Zoë Tucker’s Bio & Platform

Bio

Zoë Tucker is a grad student in STEM. She started out in fandom reading original works on FictionPress and wrote her first fanfiction in a wide ruled notebook that was (thankfully) never to be seen by the world. It took her another three years to realize that other people also had strong enough opinions on the endings of books to write new endings themselves and started out reading fix-it fic on fanfiction.net. She migrated to the AO3 when she found its superb filtering system. She is a fandom-trawling multi-shipper and wants your OT3 recs.

Zoë started keeping an eye out on applications for Organization for Transformative Works (OTW) volunteer positions that suited her in 2017 and decided to apply as a tag wrangler in September. She joined the Support committee the following June (and could then resolve her most recently submitted Support ticket on her own!) and the Tag Wrangling Supervisors team in late 2019. One of her main goals is working to improve the user experience on AO3. Zoë especially enjoys answering support tickets about wrangling, and prefers to wrangle small fandoms where she gets to make the new character and relationship tags that users want. In all areas of her life she works to leave things at least a little better than she found them.

Platform

1. Why did you decide to run for election to the Board?

Fundamentally, the reason I want to be on Board is that I love the OTW. While my skill set and available time does not allow me to join every committee, I would still like to do as much as I can for the OTW as a whole. Being on the Board of Directors would give me another opportunity to help. I believe in the mission of the OTW and both the internal community of the organization and its place amongst fannish communities. I’m confident the skills I’ve acquired here could be put to use in helping the organization at large, outside of the work I can do within my committees. I want to be on deck to help when problems come up for the OTW and I hope to lighten the load on the chairs of our committees while understanding and respecting their committee-specific expertise.

2. What skills and/or experience would you bring to the Board?

My strengths lie in communication and attention to detail. I view myself as being able to effectively convey information without causing any undue tension. I was president of two organizations my last year at university, having been secretary, vice president, and treasurer in the years before. I know how it feels to be among the first people in line to deal with issues as they arise. While leadership can be stressful, I find it to be worthwhile because it gives me a deeper understanding into the foundations and underlying work of an organization. What I hope to have the opportunity to bring to the Board is a willingness and capacity to listen deeply, the desire to do more good than harm, and the ability to speak thoughtfully and completely even in times of stress.
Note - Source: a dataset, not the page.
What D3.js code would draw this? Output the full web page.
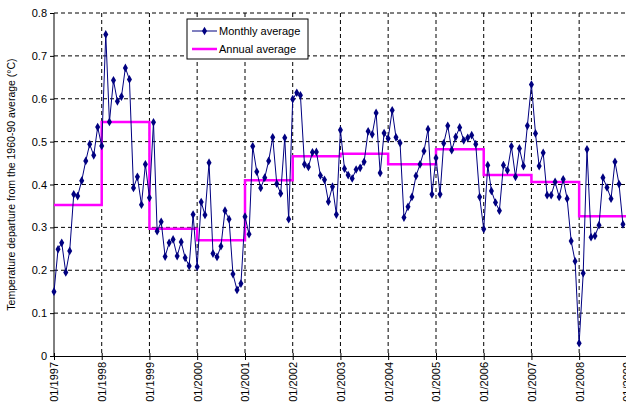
<!DOCTYPE html>
<html>
<head>
<meta charset="utf-8">
<script src="https://cdn.jsdelivr.net/npm/d3@7/dist/d3.min.js"></script>
<style>
  body { margin: 0; background: #fff; }
  svg { display: block; font-family: "Liberation Sans", Arial, sans-serif; }
  .grid line { stroke: #000; stroke-dasharray: 4,3; stroke-width: 1; }
  .axis path, .axis line { stroke: #000; }
  .axis text { fill: #000; font-size: 11px; }
</style>
</head>
<body>
<div id="chart"></div>
<script>
// monthly values, one row per year (Jan..Dec)
var years = [1997, 1998, 1999, 2000, 2001, 2002, 2003, 2004, 2005, 2006, 2007, 2008];
var monthly = [
  [0.150, 0.249, 0.264, 0.195, 0.245, 0.377, 0.373, 0.409, 0.455, 0.494, 0.468, 0.534],
  [0.490, 0.750, 0.546, 0.643, 0.594, 0.605, 0.672, 0.645, 0.392, 0.418, 0.353, 0.447],
  [0.369, 0.545, 0.291, 0.313, 0.232, 0.264, 0.272, 0.233, 0.266, 0.229, 0.210, 0.330],
  [0.208, 0.359, 0.329, 0.451, 0.239, 0.231, 0.256, 0.339, 0.319, 0.191, 0.154, 0.169],
  [0.325, 0.284, 0.489, 0.430, 0.392, 0.416, 0.455, 0.510, 0.402, 0.379, 0.509, 0.319],
  [0.599, 0.614, 0.608, 0.447, 0.441, 0.475, 0.476, 0.421, 0.411, 0.360, 0.395, 0.330],
  [0.527, 0.437, 0.422, 0.414, 0.435, 0.439, 0.453, 0.524, 0.517, 0.567, 0.427, 0.520],
  [0.507, 0.573, 0.510, 0.497, 0.323, 0.348, 0.371, 0.420, 0.447, 0.478, 0.529, 0.377],
  [0.462, 0.377, 0.496, 0.537, 0.480, 0.511, 0.533, 0.503, 0.509, 0.515, 0.494, 0.371],
  [0.296, 0.445, 0.385, 0.358, 0.339, 0.445, 0.433, 0.489, 0.418, 0.484, 0.443, 0.537],
  [0.633, 0.519, 0.443, 0.474, 0.375, 0.375, 0.406, 0.371, 0.412, 0.367, 0.268, 0.221],
  [0.030, 0.193, 0.482, 0.277, 0.280, 0.305, 0.416, 0.393, 0.367, 0.453, 0.401, 0.307]
];
var annual = [0.352, 0.546, 0.297, 0.270, 0.410, 0.466, 0.472, 0.447, 0.482, 0.422, 0.406, 0.326];
var yTicks = [0, 0.1, 0.2, 0.3, 0.4, 0.5, 0.6, 0.7, 0.8];

var W = 626, H = 412;
var margin = {top: 13, right: -1, bottom: 56, left: 54};
var width = W - margin.left - margin.right,
    height = H - margin.top - margin.bottom;

var svg = d3.select("#chart").append("svg")
    .attr("width", W)
    .attr("height", H);

var g = svg.append("g")
    .attr("transform", "translate(" + margin.left + "," + margin.top + ")");

var x = d3.scaleTime()
    .domain([new Date(1997, 0, 1), new Date(2009, 0, 1)])
    .range([0, width]);

var y = d3.scaleLinear()
    .domain([0, 0.8])
    .range([height, 0]);

var monthData = [];
monthly.forEach(function(row, i) {
  row.forEach(function(v, m) {
    monthData.push({date: new Date(years[i], m, 1), value: v});
  });
});

var annualData = annual.map(function(v, i) {
  return {start: new Date(years[i], 0, 1), end: new Date(years[i] + 1, 0, 1), value: v};
});

var yearTicks = d3.timeYear.range(new Date(1997, 0, 1), new Date(2009, 0, 2));

// grid
var grid = g.append("g").attr("class", "grid");
grid.selectAll(".hg")
    .data(yTicks.filter(function(d) { return d > 0; }))
  .enter().append("line")
    .attr("x1", 0).attr("x2", width)
    .attr("y1", function(d) { return y(d); })
    .attr("y2", function(d) { return y(d); });
grid.selectAll(".vg")
    .data(yearTicks.slice(1))
  .enter().append("line")
    .attr("x1", function(d) { return x(d); })
    .attr("x2", function(d) { return x(d); })
    .attr("y1", 0).attr("y2", height);

// axes
g.append("g")
    .attr("class", "axis")
    .call(d3.axisLeft(y).tickValues(yTicks).tickFormat(d3.format("")).tickSize(4).tickPadding(3))
    .call(function(s) { s.select(".domain").attr("d", "M0," + height + "V0"); });

var xAxis = g.append("g")
    .attr("class", "axis")
    .attr("transform", "translate(0," + height + ")")
    .call(d3.axisBottom(x).tickValues(yearTicks).tickFormat(d3.timeFormat("%m/%Y")).tickSize(4).tickSizeOuter(0));
xAxis.selectAll(".tick line").attr("y1", -3);
xAxis.selectAll("text")
    .attr("transform", "rotate(-90)")
    .attr("text-anchor", "end")
    .attr("x", -6)
    .attr("y", 0)
    .attr("dy", "0.35em");

// annual step line
var stepPts = [];
annualData.forEach(function(d) {
  stepPts.push([x(d.start), y(d.value)]);
  stepPts.push([x(d.end), y(d.value)]);
});
g.append("path")
    .attr("d", d3.line()(stepPts))
    .attr("fill", "none")
    .attr("stroke", "#ff00ff")
    .attr("stroke-width", 2.5);

// monthly line + markers
var line = d3.line()
    .x(function(d) { return x(d.date); })
    .y(function(d) { return y(d.value); });

g.append("path")
    .datum(monthData)
    .attr("d", line)
    .attr("fill", "none")
    .attr("stroke", "#000080")
    .attr("stroke-width", 1);

var diamond = d3.symbol().type(d3.symbolDiamond).size(22);
g.selectAll(".pt")
    .data(monthData)
  .enter().append("path")
    .attr("class", "pt")
    .attr("transform", function(d) { return "translate(" + x(d.date) + "," + y(d.value) + ")"; })
    .attr("d", diamond)
    .attr("fill", "#000080");

// y title
svg.append("text")
    .attr("transform", "translate(15," + (margin.top + height / 2) + ") rotate(-90)")
    .attr("text-anchor", "middle")
    .style("font-size", "10.5px")
    .text("Temperature departure from the 1960-90 average (\u00b0C)");

// legend
var lg = svg.append("g").attr("transform", "translate(187,19)");
lg.append("rect")
    .attr("width", 121).attr("height", 40)
    .attr("fill", "#fff").attr("stroke", "#000").attr("stroke-width", 1);
lg.append("line")
    .attr("x1", 5).attr("x2", 30).attr("y1", 12).attr("y2", 12)
    .attr("stroke", "#000080").attr("stroke-width", 1);
lg.append("path")
    .attr("transform", "translate(17.5,12)")
    .attr("d", diamond).attr("fill", "#000080");
lg.append("line")
    .attr("x1", 5).attr("x2", 30).attr("y1", 30).attr("y2", 30)
    .attr("stroke", "#ff00ff").attr("stroke-width", 2.5);
lg.append("text").attr("x", 32).attr("y", 12).attr("dy", "0.35em")
    .style("font-size", "11px").text("Monthly average");
lg.append("text").attr("x", 32).attr("y", 30).attr("dy", "0.35em")
    .style("font-size", "11px").text("Annual average");
</script>
</body>
</html>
3. Choose one or two goals for the OTW that are important to you and that you would be interested in working on during your term. Why do you value these goals? How would you work with others to achieve them?

I am wary of making wider goals for the OTW outside of my own experiences within it, but I would like to see us, as an organization, working towards updating committee-specific and organization-wide documentation to provide more transparency on the underlying foundations of the decisions volunteers make every day. In order to achieve that goal, we will have to update our internal documentation, a continuous and underappreciated task. As a Tag Wrangling Supervisor, I am very familiar with how much simpler objectives can appear before one sees all the nuts and bolts of the internal workings. Although every committee must prioritize its specific tasks, I would like to help the OTW garner some enthusiasm for developing documentation that can be easily accessed by our community and staff. Good internal documentation will make our committees more efficient and will lead to clearer external documentation and a better user experience.

4. What is your experience with the OTW’s projects and how would you collaborate with the relevant committees to support and strengthen them? Try to include a range of projects, though feel free to emphasize particular ones you have experience with.

Most of my experience is related to the Archive, but through our internal chat platform I have been exposed to the work of other committees related to many of the OTW’s projects. I believe that the people who best know what will be helpful to each committee are the people within that committee. In general, I think the best supportive action the Board can take is to ask what a committee needs to run more smoothly and try to provide that assistance as much as is possible. That said, cross-committee work is necessary for all OTW projects, and I believe the Board can be a helpful resource for facilitating that communication.

5. How would you balance your Board work with other roles in the OTW, or how do you plan to hand over your current roles to focus on Board work?

My current responsibilities to the OTW are as a Tag Wrangler, Tag Wrangling Supervisor, and Support Committee member. I don’t feel that my current workload is overly burdensome or incompatible with running for or being on the Board, but if that changes I would consider handing off my larger wrangled fandoms or even retiring from support. Many things that have slowed down due to quarantine in my regular life will slowly pick back up, but I anticipate being able to incorporate potential Board responsibilities into my routine as life returns to something approaching normal. I do not foresee having a major problem balancing Board work with my other responsibilities to the OTW or my external responsibilities.